Once, he said that he wanted to live there. So I offered to let him move, but first he had to go home and say goodbye to his sister and step dad and grandma and grandpa. He went home, kissed everyone, said good-bye and waited by the door. Crap.

There was a parenting seminar being held at the nearest library and I asked Weird Mom Super Mom if she wanted to attend. She said sure. We sat through a very interesting discussion on discipline and alternatives. (There’s an alternative?) When it was over I said “Wow, I think I learned a lot in there!”

She said, “Oh man, that was great. That was just what I needed. Now I know that I really am doing everything right.”

I knew that was going to be the end of our little friendship. Call me callous and mean and judgmental… but I couldn’t do it any more. I couldn’t sit with Super Mom while she continued to outperform me. Perhaps I should have been striving to be more like her, but I was having enough trouble learning to be me.

It’s a year later, M is in grade one and we have our challenges. I don’t fight the parent battle any more. I realize that my spot is to be the parent of my child.

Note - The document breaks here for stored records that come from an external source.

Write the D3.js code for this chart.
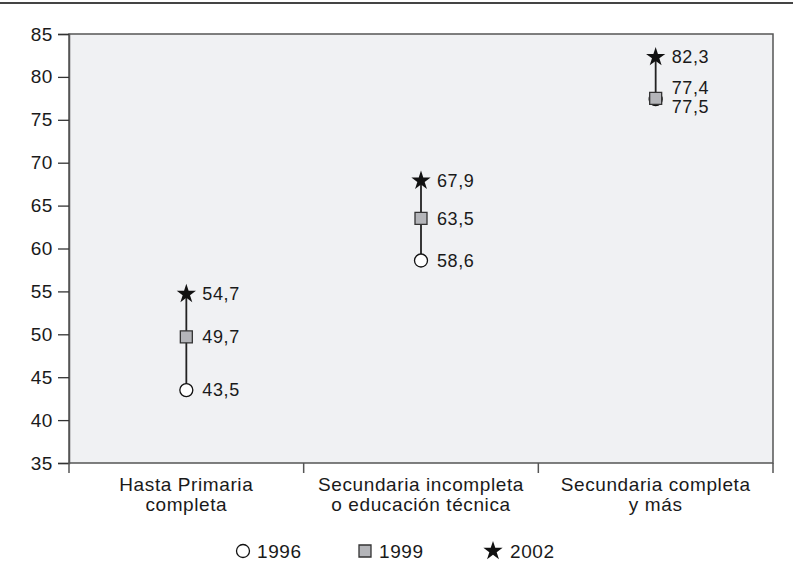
<!DOCTYPE html>
<html><head><meta charset="utf-8">
<script src="https://cdn.jsdelivr.net/npm/d3@7"></script>
<style>
html,body{margin:0;padding:0;background:#fff;}
text{font-family:"Liberation Sans",Arial,sans-serif;fill:#1a1a1a;}
</style></head>
<body>
<svg id="c" width="793" height="577"></svg>
<script>
const categories = [["Hasta Primaria","completa"],["Secundaria incompleta","o educación técnica"],["Secundaria completa","y más"]];
const years = ["1996","1999","2002"];
const v1996 = [43.5, 58.6, 77.4];
const v1999 = [49.7, 63.5, 77.5];
const v2002 = [54.7, 67.9, 82.3];
const yTicks = [35,40,45,50,55,60,65,70,75,80,85];

const svg = d3.select("#c");
const L=69, R=773, T=34, B=463;
const x = d3.scaleBand().domain(d3.range(categories.length)).range([L,R]);
const y = d3.scaleLinear().domain([35,85]).range([B,T]);
const fmt = v => d3.format(".1f")(v).replace(".", ",");
const FS = "19px", LS = "0.6px";

// top rule
svg.append("line").attr("x1",0).attr("x2",793).attr("y1",3).attr("y2",3).attr("stroke","#444").attr("stroke-width",2);

// plot bg
svg.append("rect").attr("x",L).attr("y",T).attr("width",R-L).attr("height",B-T)
  .attr("fill","#f0f1f3").attr("stroke","#555").attr("stroke-width",1.5);

// y axis
const yAxis = svg.append("g").attr("transform",`translate(${L},0)`)
  .call(d3.axisLeft(y).tickValues(yTicks).tickSize(11).tickPadding(5));
yAxis.select(".domain").attr("stroke","#555").attr("stroke-width",1.5);
yAxis.selectAll(".tick line").attr("stroke","#333").attr("stroke-width",1.3);
yAxis.selectAll(".tick text").style("font-size",FS).style("letter-spacing",LS)
  .attr("fill","#1a1a1a").style("font-family","'Liberation Sans',Arial,sans-serif");

// x axis: boundary ticks
const bounds = d3.range(categories.length+1).map(i => i < categories.length ? x(i) : x(categories.length-1)+x.bandwidth());
svg.selectAll(".xt").data(bounds).join("line").attr("class","xt")
  .attr("x1",d=>d).attr("x2",d=>d).attr("y1",B).attr("y2",B+10)
  .attr("stroke","#555").attr("stroke-width",1.5);

// category labels
categories.forEach((lines,i)=>{
  const cx = x(i)+x.bandwidth()/2;
  const t = svg.append("text").attr("text-anchor","middle").style("font-size",FS).style("letter-spacing",LS);
  lines.forEach((ln,k)=> t.append("tspan").attr("x",cx).attr("y",491+k*20).text(ln));
});

// series
const series = [
  {name:years[0], vals:v1996, type:"circle"},
  {name:years[1], vals:v1999, type:"square"},
  {name:years[2], vals:v2002, type:"star"}
];
function drawMarker(g, type, cx, cy){
  if(type==="circle"){
    g.append("circle").attr("cx",cx).attr("cy",cy).attr("r",6.5).attr("fill","#fff").attr("stroke","#111").attr("stroke-width",1.3);
  } else if(type==="square"){
    g.append("path").attr("d",d3.symbol(d3.symbolSquare,144)()).attr("transform",`translate(${cx},${cy})`)
      .attr("fill","#b4b5b9").attr("stroke","#333").attr("stroke-width",1.3);
  } else {
    g.append("path").attr("d",d3.symbol(d3.symbolStar,115)()).attr("transform",`translate(${cx},${cy})`)
      .attr("fill","#111");
  }
}

categories.forEach((c,i)=>{
  const cx = x(i)+x.bandwidth()/2;
  const vals = series.map(s=>s.vals[i]);
  svg.append("line").attr("x1",cx).attr("x2",cx).attr("y1",y(d3.min(vals))).attr("y2",y(d3.max(vals)))
    .attr("stroke","#222").attr("stroke-width",1.8);
  const g = svg.append("g");
  series.forEach(s=> drawMarker(g, s.type, cx, y(s.vals[i])));
  // labels in series order; separate overlapping neighbours (earlier series goes up)
  const labs = series.map(s=>({v:s.vals[i], ly:y(s.vals[i])}));
  for(let k=1;k<labs.length;k++){
    const gap = Math.abs(labs[k-1].ly - labs[k].ly);
    if(gap < 18){
      const mid = (labs[k-1].ly + labs[k].ly)/2;
      labs[k-1].ly = mid - 11; labs[k].ly = mid + 8;
    }
  }
  labs.forEach(l=>{
    svg.append("text").attr("x",cx+16).attr("y",l.ly).attr("dy","0.35em")
      .style("font-size","18px").style("letter-spacing","0.6px").text(fmt(l.v));
  });
});

// legend
const legX = [243,365,493];
const lg = svg.append("g");
series.forEach((s,k)=>{
  drawMarker(lg, s.type, legX[k], 551);
  lg.append("text").attr("x",legX[k]+(k===2?17:14)).attr("y",551).attr("dy","0.35em")
    .style("font-size",FS).style("letter-spacing",LS).text(s.name);
});
</script>
</body></html>
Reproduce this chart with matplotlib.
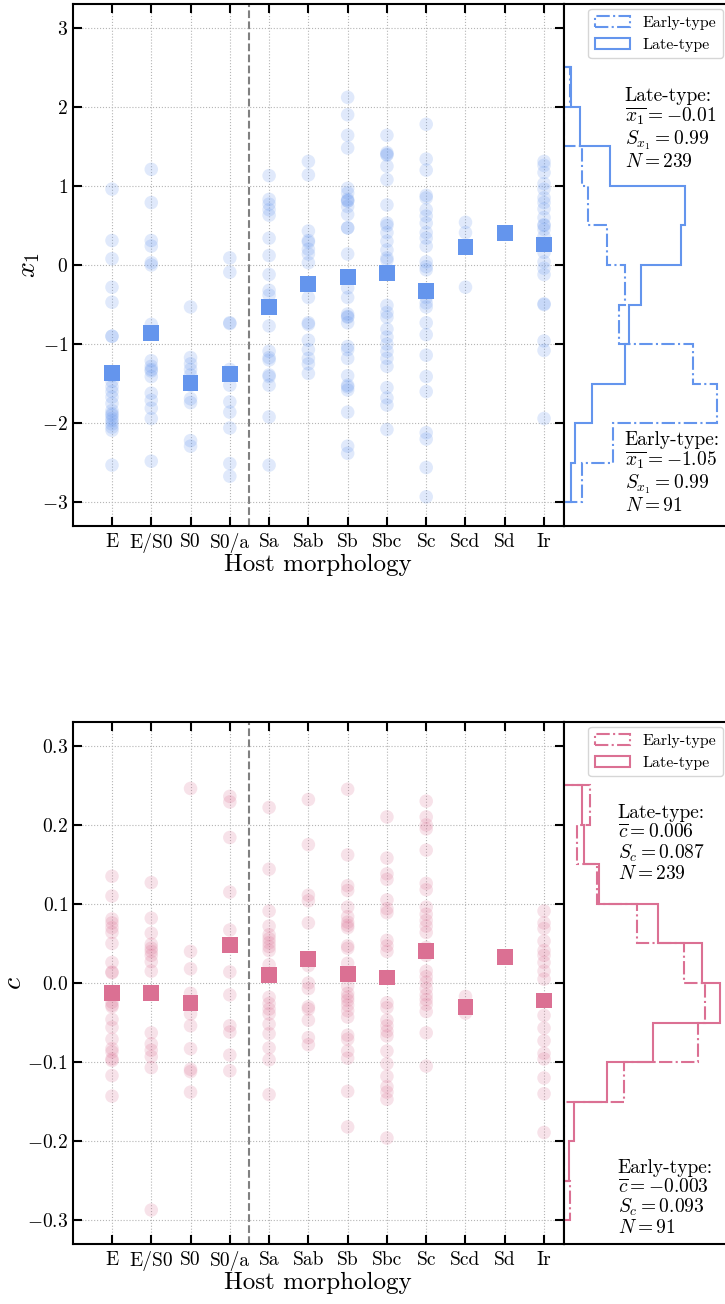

I’m the one making the lunches at 11:30 pm and fighting my way out from under the plethora of field trip forms and school newsletters so I can figure out if tomorrow is Popcorn Day or the school musical. I’m the one cheering my son on as he learns to put a finger space between his words. The one keeping math fun and reading funner. It no longer matter so much what the other mothers think. It matters what my son thinks.

Did I ever care what other moms thought about my mom when I was going to school? Not at all. Didn’t care, didn’t matter. But it did matter that she helped teach me to read, that she cared about my performance, that she had lunch ready for me each day.

My spot isn’t at the PTA, it isn’t on field trips (though I still try find the time). It’s behind my son. Cheering him on.